[Begin SUPPLIED INFORMATION]

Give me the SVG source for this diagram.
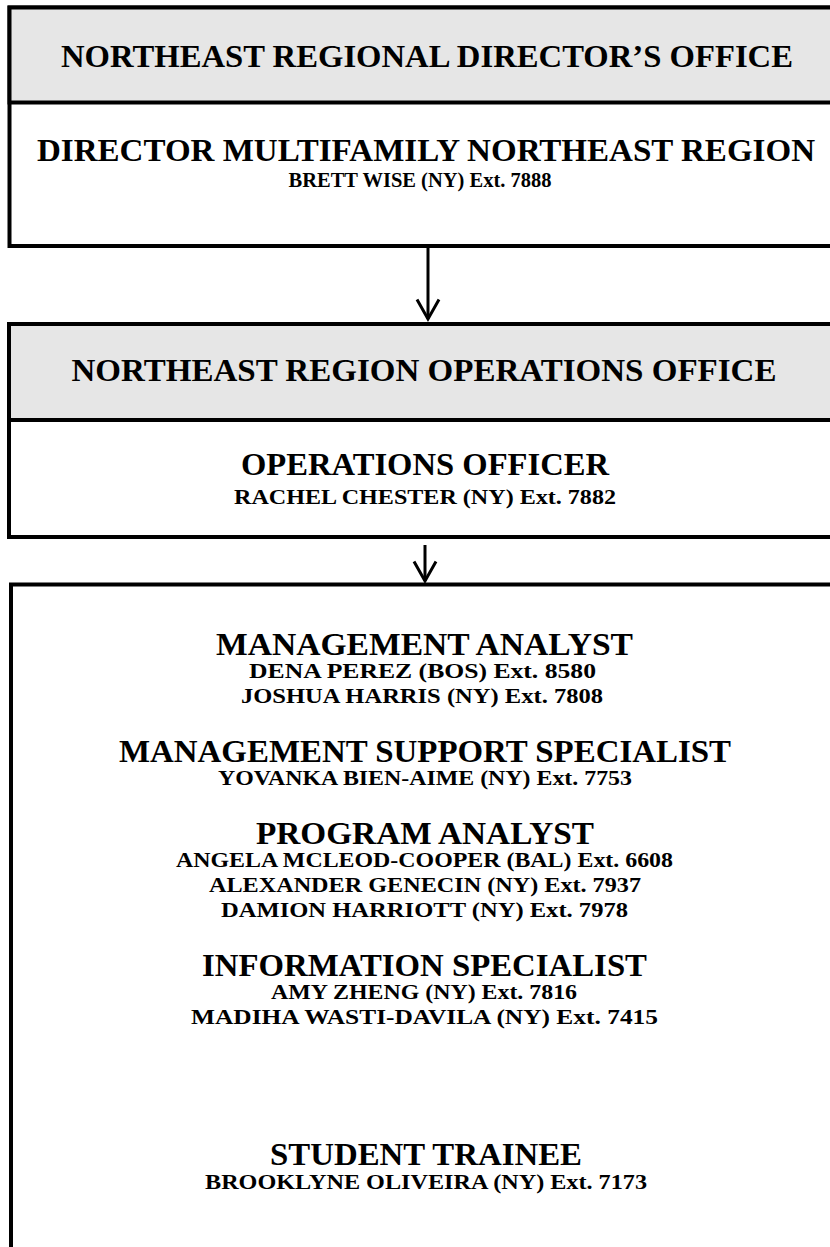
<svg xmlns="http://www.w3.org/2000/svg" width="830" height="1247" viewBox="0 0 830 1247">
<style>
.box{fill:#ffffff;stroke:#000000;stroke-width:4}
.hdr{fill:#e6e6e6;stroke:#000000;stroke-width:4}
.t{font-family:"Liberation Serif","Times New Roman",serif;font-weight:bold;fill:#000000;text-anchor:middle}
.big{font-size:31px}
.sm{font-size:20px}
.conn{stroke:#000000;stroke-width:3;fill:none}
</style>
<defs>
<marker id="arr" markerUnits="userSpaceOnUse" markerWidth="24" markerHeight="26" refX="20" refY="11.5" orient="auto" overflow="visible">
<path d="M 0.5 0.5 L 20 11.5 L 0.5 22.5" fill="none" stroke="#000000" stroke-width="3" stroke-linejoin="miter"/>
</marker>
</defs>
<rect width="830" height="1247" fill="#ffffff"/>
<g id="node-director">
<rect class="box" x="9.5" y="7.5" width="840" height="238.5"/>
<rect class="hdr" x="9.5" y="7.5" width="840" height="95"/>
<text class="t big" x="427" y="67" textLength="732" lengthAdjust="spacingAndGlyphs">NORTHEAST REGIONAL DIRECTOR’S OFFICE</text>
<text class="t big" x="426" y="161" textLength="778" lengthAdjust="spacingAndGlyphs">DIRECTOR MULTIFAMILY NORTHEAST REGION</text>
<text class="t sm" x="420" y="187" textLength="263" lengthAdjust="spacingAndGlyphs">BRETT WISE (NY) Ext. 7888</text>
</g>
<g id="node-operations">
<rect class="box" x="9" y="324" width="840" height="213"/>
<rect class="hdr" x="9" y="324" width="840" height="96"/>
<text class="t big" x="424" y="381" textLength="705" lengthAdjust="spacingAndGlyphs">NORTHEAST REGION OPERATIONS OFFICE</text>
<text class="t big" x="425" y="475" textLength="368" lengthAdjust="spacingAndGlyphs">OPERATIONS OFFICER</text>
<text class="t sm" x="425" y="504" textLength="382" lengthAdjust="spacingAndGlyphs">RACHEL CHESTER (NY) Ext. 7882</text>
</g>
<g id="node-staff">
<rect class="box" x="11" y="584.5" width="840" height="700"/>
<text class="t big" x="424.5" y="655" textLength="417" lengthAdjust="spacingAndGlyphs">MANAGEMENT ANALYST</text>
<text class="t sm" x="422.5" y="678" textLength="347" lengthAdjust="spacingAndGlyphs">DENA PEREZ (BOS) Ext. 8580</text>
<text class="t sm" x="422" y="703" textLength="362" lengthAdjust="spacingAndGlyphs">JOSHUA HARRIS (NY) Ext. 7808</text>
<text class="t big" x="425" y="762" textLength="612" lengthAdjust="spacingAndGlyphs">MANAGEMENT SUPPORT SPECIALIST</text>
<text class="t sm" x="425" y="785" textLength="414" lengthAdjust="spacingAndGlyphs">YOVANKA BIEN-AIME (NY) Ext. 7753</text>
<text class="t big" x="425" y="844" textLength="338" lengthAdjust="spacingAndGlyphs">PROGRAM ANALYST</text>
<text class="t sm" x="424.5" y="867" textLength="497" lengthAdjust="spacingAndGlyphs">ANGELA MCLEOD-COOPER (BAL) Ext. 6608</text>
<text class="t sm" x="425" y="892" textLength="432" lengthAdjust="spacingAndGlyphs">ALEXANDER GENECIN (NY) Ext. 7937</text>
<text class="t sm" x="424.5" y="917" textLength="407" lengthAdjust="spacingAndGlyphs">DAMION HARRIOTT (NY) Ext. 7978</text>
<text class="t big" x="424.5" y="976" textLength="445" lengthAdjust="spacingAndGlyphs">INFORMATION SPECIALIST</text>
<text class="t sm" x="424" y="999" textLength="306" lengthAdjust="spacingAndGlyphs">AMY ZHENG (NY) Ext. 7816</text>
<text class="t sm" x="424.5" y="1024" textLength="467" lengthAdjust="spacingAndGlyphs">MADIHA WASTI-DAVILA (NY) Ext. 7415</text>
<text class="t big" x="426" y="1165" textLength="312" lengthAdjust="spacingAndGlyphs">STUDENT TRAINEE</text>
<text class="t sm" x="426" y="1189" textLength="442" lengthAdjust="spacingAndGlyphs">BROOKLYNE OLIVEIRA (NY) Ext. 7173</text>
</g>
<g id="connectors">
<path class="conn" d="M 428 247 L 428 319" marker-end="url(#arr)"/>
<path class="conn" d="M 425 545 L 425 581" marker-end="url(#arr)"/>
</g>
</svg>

[End SUPPLIED INFORMATION]

## SET TASK
Return all of the data exactly as written, and drop the pictures.

## ANSWER BELOW
Give me the SVG source for this diagram.
<svg xmlns="http://www.w3.org/2000/svg" width="830" height="1247" viewBox="0 0 830 1247">
<style>
.box{fill:#ffffff;stroke:#000000;stroke-width:4}
.hdr{fill:#e6e6e6;stroke:#000000;stroke-width:4}
.t{font-family:"Liberation Serif","Times New Roman",serif;font-weight:bold;fill:#000000;text-anchor:middle}
.big{font-size:31px}
.sm{font-size:20px}
.conn{stroke:#000000;stroke-width:3;fill:none}
</style>
<defs>
<marker id="arr" markerUnits="userSpaceOnUse" markerWidth="24" markerHeight="26" refX="20" refY="11.5" orient="auto" overflow="visible">
<path d="M 0.5 0.5 L 20 11.5 L 0.5 22.5" fill="none" stroke="#000000" stroke-width="3" stroke-linejoin="miter"/>
</marker>
</defs>
<rect width="830" height="1247" fill="#ffffff"/>
<g id="node-director">
<rect class="box" x="9.5" y="7.5" width="840" height="238.5"/>
<rect class="hdr" x="9.5" y="7.5" width="840" height="95"/>
<text class="t big" x="427" y="67" textLength="732" lengthAdjust="spacingAndGlyphs">NORTHEAST REGIONAL DIRECTOR’S OFFICE</text>
<text class="t big" x="426" y="161" textLength="778" lengthAdjust="spacingAndGlyphs">DIRECTOR MULTIFAMILY NORTHEAST REGION</text>
<text class="t sm" x="420" y="187" textLength="263" lengthAdjust="spacingAndGlyphs">BRETT WISE (NY) Ext. 7888</text>
</g>
<g id="node-operations">
<rect class="box" x="9" y="324" width="840" height="213"/>
<rect class="hdr" x="9" y="324" width="840" height="96"/>
<text class="t big" x="424" y="381" textLength="705" lengthAdjust="spacingAndGlyphs">NORTHEAST REGION OPERATIONS OFFICE</text>
<text class="t big" x="425" y="475" textLength="368" lengthAdjust="spacingAndGlyphs">OPERATIONS OFFICER</text>
<text class="t sm" x="425" y="504" textLength="382" lengthAdjust="spacingAndGlyphs">RACHEL CHESTER (NY) Ext. 7882</text>
</g>
<g id="node-staff">
<rect class="box" x="11" y="584.5" width="840" height="700"/>
<text class="t big" x="424.5" y="655" textLength="417" lengthAdjust="spacingAndGlyphs">MANAGEMENT ANALYST</text>
<text class="t sm" x="422.5" y="678" textLength="347" lengthAdjust="spacingAndGlyphs">DENA PEREZ (BOS) Ext. 8580</text>
<text class="t sm" x="422" y="703" textLength="362" lengthAdjust="spacingAndGlyphs">JOSHUA HARRIS (NY) Ext. 7808</text>
<text class="t big" x="425" y="762" textLength="612" lengthAdjust="spacingAndGlyphs">MANAGEMENT SUPPORT SPECIALIST</text>
<text class="t sm" x="425" y="785" textLength="414" lengthAdjust="spacingAndGlyphs">YOVANKA BIEN-AIME (NY) Ext. 7753</text>
<text class="t big" x="425" y="844" textLength="338" lengthAdjust="spacingAndGlyphs">PROGRAM ANALYST</text>
<text class="t sm" x="424.5" y="867" textLength="497" lengthAdjust="spacingAndGlyphs">ANGELA MCLEOD-COOPER (BAL) Ext. 6608</text>
<text class="t sm" x="425" y="892" textLength="432" lengthAdjust="spacingAndGlyphs">ALEXANDER GENECIN (NY) Ext. 7937</text>
<text class="t sm" x="424.5" y="917" textLength="407" lengthAdjust="spacingAndGlyphs">DAMION HARRIOTT (NY) Ext. 7978</text>
<text class="t big" x="424.5" y="976" textLength="445" lengthAdjust="spacingAndGlyphs">INFORMATION SPECIALIST</text>
<text class="t sm" x="424" y="999" textLength="306" lengthAdjust="spacingAndGlyphs">AMY ZHENG (NY) Ext. 7816</text>
<text class="t sm" x="424.5" y="1024" textLength="467" lengthAdjust="spacingAndGlyphs">MADIHA WASTI-DAVILA (NY) Ext. 7415</text>
<text class="t big" x="426" y="1165" textLength="312" lengthAdjust="spacingAndGlyphs">STUDENT TRAINEE</text>
<text class="t sm" x="426" y="1189" textLength="442" lengthAdjust="spacingAndGlyphs">BROOKLYNE OLIVEIRA (NY) Ext. 7173</text>
</g>
<g id="connectors">
<path class="conn" d="M 428 247 L 428 319" marker-end="url(#arr)"/>
<path class="conn" d="M 425 545 L 425 581" marker-end="url(#arr)"/>
</g>
</svg>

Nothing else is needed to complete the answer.